It's a Mutiny!
19 December 2008 | The boat
The whole motley crew
Ahoy, you Landlubber scum!
Listen up you worthless scurvy rats. Now that we've gotten rid of Captain Morgan and that wench wife of his and, oh yes, that sniffle nose kid that is always complaining about school, we be taking over this tub they call a yacht and turning it into a real pirate ship. It's time to really pillage and plunder. We only have a few days to wreck havoc on this place and we are going to make the most of it.

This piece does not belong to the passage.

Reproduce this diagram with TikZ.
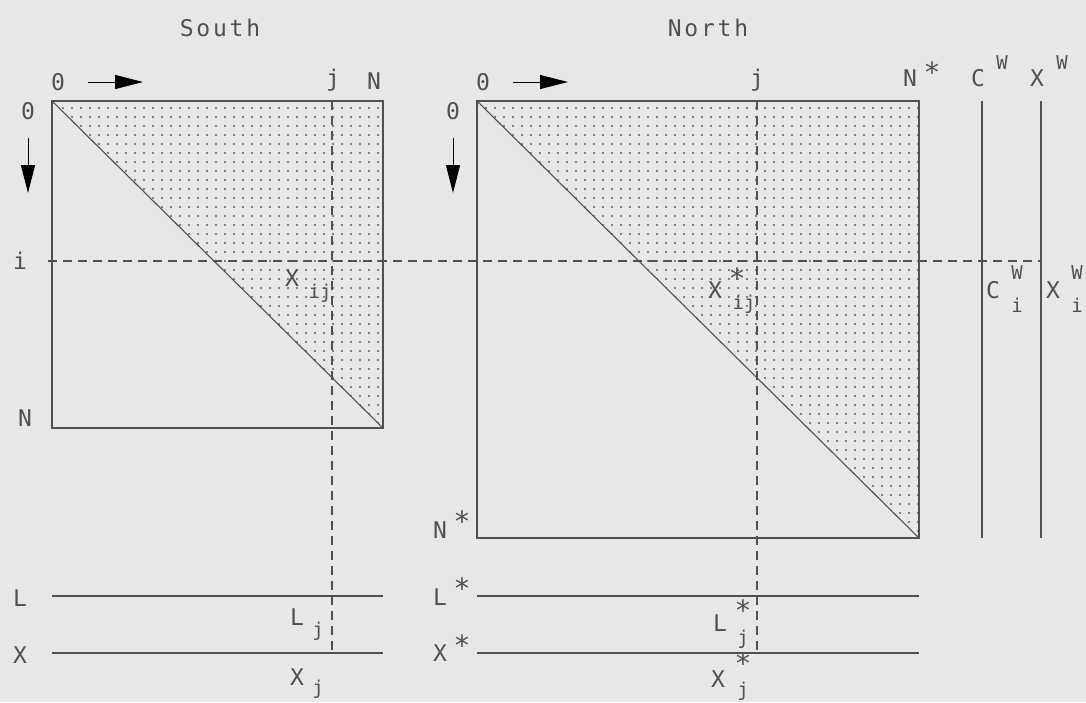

The first order of business is to take a picture of me and my crew to hang up in our pad in Tortuga. That's me, Captain Jack Tar on the left. Next to me is Pablo Cruise, our First Mate. He's a weird bird for sure. Then there is Lucky, our Master-at-Arms. Don't worry, his bark is worse than his bite. Arrrr. Next is Teddy, the bowswine. Last time he was at the wheel I think he steered us over the edge of the earth. Hopefully, he will do better this time. Then we have a whole crew of these funny looking short guys. For some reason they all have the same name, "M.". Next is Goldie. There has always been something fishy about him. Last is Seaweed. All he does is float around on his back cracking oyster shells. Arrrr.
Ok, Teddy, it's about time to run a pair of the Wench's bloomers up the yard arm and get underway.
Ah, Captain, do we have a yard arm?
Arrrr.
Well, raise the anchor, set the topsails.
Ah, Captain, maybe we should just shiver our timbers first.
Arrrr.
How about you taking a long walk off a short plank?
Arrrr. Being a pirate captain ain't what it used to be.
Avast (whatever that means), prepare to be boarded. We're coming after your Christmas booty!
Arrrr.
BTW, we have heard that the Captain and First Mate, along with the Cabin Girl are in some place called Champaign. Sounds like they got tired of rum and left to find the good stuff!